■ Task prompt ■
Copy out each line in the material below that has the word "this".

■ Record set ■
--- --- ---
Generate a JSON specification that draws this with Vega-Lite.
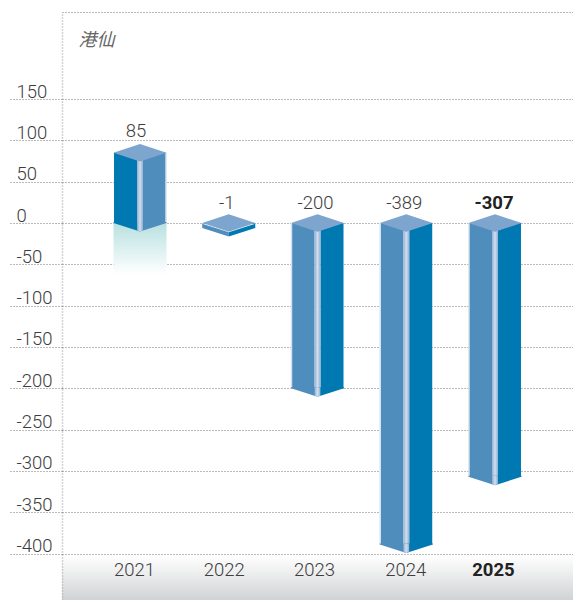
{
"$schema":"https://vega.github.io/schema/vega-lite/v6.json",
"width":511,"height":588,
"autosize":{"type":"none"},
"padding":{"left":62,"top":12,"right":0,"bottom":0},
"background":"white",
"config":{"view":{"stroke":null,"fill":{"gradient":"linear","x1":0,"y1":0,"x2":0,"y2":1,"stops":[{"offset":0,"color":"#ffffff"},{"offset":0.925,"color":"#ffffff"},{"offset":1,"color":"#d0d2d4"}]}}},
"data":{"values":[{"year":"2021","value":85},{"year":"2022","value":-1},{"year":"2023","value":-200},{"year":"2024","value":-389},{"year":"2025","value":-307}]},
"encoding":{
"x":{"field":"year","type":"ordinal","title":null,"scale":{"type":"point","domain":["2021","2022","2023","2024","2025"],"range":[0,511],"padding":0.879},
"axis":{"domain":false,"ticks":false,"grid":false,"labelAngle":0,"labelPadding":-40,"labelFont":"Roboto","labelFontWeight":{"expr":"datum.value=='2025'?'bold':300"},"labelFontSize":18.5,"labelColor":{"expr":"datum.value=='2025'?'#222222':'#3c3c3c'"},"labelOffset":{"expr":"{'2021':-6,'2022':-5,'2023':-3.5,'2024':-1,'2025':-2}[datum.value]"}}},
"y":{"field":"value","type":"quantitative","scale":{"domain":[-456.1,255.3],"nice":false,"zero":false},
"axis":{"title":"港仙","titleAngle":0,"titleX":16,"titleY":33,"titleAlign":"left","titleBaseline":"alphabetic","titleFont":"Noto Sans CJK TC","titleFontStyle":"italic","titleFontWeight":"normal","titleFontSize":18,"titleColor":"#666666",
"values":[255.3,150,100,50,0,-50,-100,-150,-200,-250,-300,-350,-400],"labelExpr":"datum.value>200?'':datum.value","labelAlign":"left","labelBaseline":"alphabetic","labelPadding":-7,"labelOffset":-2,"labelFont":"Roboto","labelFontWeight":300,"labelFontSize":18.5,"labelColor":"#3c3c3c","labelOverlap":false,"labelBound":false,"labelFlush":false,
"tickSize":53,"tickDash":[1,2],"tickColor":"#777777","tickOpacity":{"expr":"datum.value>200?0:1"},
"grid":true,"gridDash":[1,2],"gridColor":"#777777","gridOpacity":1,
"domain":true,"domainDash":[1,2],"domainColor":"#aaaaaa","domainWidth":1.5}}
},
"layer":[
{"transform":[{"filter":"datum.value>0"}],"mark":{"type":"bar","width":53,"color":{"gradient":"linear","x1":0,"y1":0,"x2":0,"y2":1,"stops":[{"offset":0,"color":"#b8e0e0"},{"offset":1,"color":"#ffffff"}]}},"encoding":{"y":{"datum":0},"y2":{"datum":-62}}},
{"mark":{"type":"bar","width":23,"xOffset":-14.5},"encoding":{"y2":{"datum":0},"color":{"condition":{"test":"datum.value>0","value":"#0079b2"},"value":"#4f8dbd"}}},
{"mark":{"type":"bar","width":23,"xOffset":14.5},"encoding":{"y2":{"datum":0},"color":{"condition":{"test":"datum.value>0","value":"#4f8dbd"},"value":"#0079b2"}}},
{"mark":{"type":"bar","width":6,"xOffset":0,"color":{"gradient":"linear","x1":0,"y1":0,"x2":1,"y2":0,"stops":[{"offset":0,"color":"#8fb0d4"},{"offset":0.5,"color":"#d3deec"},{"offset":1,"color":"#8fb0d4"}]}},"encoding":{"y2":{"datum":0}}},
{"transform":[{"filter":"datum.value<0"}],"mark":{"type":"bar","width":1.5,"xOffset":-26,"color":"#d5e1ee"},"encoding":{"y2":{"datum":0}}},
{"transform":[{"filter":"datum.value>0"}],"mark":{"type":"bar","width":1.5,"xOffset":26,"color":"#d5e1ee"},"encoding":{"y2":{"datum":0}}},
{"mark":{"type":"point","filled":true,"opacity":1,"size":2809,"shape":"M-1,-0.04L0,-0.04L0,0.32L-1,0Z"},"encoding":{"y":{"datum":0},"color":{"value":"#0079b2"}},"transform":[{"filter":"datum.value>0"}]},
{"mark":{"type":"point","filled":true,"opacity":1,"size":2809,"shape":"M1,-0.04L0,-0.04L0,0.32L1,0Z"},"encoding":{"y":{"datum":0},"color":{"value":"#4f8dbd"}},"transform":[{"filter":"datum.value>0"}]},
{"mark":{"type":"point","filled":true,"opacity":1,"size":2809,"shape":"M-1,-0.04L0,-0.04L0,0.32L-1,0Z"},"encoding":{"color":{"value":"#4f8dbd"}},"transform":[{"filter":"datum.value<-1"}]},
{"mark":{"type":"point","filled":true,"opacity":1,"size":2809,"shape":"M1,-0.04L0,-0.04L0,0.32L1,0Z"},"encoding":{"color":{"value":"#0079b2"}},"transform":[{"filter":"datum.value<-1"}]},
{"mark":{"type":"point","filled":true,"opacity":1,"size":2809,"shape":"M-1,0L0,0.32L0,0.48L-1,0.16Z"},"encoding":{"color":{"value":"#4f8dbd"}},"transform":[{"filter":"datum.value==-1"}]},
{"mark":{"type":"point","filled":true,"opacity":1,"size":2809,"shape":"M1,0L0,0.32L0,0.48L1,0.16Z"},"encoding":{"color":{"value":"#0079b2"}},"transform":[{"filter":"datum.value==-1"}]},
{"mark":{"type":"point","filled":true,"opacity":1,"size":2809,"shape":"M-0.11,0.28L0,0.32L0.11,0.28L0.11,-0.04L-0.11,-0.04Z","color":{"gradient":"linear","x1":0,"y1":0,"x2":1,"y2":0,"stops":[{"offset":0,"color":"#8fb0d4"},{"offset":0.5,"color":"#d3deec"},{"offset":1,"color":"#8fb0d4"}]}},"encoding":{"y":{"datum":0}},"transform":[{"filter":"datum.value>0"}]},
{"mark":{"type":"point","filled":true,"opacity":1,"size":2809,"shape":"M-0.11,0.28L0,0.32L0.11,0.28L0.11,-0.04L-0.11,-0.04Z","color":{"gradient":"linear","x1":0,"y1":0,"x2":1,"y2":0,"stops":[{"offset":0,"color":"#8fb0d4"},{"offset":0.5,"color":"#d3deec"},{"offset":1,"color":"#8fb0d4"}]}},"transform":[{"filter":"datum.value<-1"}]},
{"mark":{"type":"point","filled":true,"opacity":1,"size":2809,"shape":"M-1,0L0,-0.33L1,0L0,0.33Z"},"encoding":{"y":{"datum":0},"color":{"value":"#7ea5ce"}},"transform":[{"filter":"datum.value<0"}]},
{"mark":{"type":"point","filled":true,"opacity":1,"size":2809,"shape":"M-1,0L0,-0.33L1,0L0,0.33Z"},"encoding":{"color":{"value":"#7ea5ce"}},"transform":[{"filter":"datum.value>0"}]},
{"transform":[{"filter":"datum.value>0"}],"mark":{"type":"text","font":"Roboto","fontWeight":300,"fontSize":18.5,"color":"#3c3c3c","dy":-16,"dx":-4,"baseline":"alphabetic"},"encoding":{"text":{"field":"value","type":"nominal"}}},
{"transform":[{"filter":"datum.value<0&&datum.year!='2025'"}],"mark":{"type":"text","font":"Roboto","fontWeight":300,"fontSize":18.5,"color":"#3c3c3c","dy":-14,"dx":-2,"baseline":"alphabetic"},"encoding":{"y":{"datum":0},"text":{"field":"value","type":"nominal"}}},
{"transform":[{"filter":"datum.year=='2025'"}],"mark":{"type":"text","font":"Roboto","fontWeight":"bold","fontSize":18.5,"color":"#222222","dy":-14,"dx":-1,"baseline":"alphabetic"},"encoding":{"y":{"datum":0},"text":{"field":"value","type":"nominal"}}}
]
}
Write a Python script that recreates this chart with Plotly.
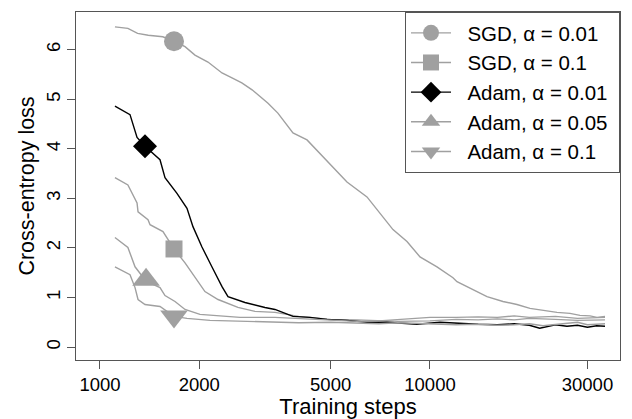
--- --- ---
■ Reply ■
Generate a JSON specification that draws this with Vega-Lite.
Write a Python script that recreates this chart with Plotly.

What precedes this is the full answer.